Según ella, la cultura de las ciudades está incidiendo de forma negativa en los jóvenes de su comunidad, algo que atenta en contra del legado de su pueblo. Angustiada, confiesa su temor a que en un futuro las zonas aledañas a su casa sean pobladas por criollos. Delfina, su hermana mayor, acota que los vínculos en la comunidad ya no son tan estrechos y el individualismo es notorio. Para ella, la mezcla de sangre, en especial con los blancos, no favorece el arraigo. “El hombre blanco sabe más y parece que nosotros no sabemos nada. Nosotros vivimos como se vivía antes y eso no gusta”, dice, combinando la ironía con una actitud desafiante.

Paraje La Pelolé.

Delfina aprendió a leer y escribir sin escolarización y, como tantos de su etnia, sufrió la discriminación en las prácticas sociales cotidianas. Mantiene obstinadamente un recuerdo:

—A los nueve años tenía que hacer las compras en el almacén. Hablaba mi idioma, el que me enseñaron mis padres. Hacía señas de las cosas que quería a la señora. Y ella me decía siempre, de mala manera: “Parece muda”.

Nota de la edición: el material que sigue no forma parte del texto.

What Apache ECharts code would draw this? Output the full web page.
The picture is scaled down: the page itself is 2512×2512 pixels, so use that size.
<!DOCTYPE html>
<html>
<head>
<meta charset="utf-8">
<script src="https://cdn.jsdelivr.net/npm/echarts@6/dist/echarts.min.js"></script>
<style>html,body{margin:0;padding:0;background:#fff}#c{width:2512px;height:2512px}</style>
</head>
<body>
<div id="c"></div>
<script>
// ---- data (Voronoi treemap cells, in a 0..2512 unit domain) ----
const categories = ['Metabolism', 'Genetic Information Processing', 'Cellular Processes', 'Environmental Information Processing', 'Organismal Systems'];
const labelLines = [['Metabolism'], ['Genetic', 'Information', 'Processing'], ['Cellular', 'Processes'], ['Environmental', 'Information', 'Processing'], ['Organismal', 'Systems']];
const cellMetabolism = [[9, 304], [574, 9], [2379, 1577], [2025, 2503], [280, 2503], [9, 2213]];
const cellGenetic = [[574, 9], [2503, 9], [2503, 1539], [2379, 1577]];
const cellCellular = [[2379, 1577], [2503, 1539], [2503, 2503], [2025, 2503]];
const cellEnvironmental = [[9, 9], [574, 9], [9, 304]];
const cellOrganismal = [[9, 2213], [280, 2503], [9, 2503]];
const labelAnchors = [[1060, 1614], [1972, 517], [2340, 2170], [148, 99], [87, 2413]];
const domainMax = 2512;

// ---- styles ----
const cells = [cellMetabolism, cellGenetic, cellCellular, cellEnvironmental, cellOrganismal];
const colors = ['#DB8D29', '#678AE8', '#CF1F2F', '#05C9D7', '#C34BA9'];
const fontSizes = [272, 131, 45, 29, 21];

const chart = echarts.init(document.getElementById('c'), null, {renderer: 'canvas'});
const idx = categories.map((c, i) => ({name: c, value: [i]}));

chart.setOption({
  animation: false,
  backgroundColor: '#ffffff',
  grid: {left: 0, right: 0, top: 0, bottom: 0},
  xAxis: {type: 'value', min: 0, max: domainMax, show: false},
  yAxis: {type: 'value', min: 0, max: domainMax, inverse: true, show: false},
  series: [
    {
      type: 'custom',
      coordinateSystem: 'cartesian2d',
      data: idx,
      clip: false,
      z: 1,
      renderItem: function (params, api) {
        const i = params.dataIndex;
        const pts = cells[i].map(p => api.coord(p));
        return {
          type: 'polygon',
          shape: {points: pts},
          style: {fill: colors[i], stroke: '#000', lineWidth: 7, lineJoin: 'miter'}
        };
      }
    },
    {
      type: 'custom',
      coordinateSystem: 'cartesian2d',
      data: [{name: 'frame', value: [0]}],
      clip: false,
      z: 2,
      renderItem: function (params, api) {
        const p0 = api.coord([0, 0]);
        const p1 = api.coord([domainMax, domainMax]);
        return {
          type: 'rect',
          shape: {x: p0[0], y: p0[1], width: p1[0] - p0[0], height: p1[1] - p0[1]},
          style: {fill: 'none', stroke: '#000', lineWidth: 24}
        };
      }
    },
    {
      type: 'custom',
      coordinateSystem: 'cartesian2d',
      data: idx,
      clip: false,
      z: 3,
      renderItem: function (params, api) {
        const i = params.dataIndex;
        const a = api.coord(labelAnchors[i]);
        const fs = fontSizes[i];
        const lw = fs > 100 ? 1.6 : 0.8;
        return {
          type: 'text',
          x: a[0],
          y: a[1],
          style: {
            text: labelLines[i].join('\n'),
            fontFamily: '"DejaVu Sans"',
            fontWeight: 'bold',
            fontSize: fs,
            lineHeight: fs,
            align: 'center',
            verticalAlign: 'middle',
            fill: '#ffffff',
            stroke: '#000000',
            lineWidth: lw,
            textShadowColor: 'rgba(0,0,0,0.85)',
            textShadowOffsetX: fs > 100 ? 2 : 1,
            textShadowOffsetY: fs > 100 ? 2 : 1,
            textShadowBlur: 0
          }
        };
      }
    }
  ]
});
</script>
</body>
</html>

Delfina se pasa las manos en los ojos vidriosos, impidiendo que las lágrimas recorran su piel. Susana continúa: “A ella le costaba mucho desenvolverse, porque sólo había aprendido el idioma nuestro. Siempre digo que tenemos que mantener nuestra forma de ser, prevalecer en el tiempo. Nadie nos tiene que cambiar eso. Dios está todavía con nosotros, es el que nos enseña e ilumina junto con la cultura de nuestros padres”.

A unos kilómetros, en Puerto Tirol, me detengo frente a un mural con el rostro de la abuela Rosa Grilo, la última sobreviviente de la masacre perpetrada por el Estado argentino en Napalpí (1924) en contra de poblaciones qom y mocovíes.1 Paso por los barrios aborígenes, observo las caras silenciosas y las miradas desconfiadas que despierta mi presencia. Antes de irme pienso en que el olvido tiene muchas caras; en el Chaco he conocido una de ellas.


  1. Rosa Grilo murió mientras se preparaba este artículo.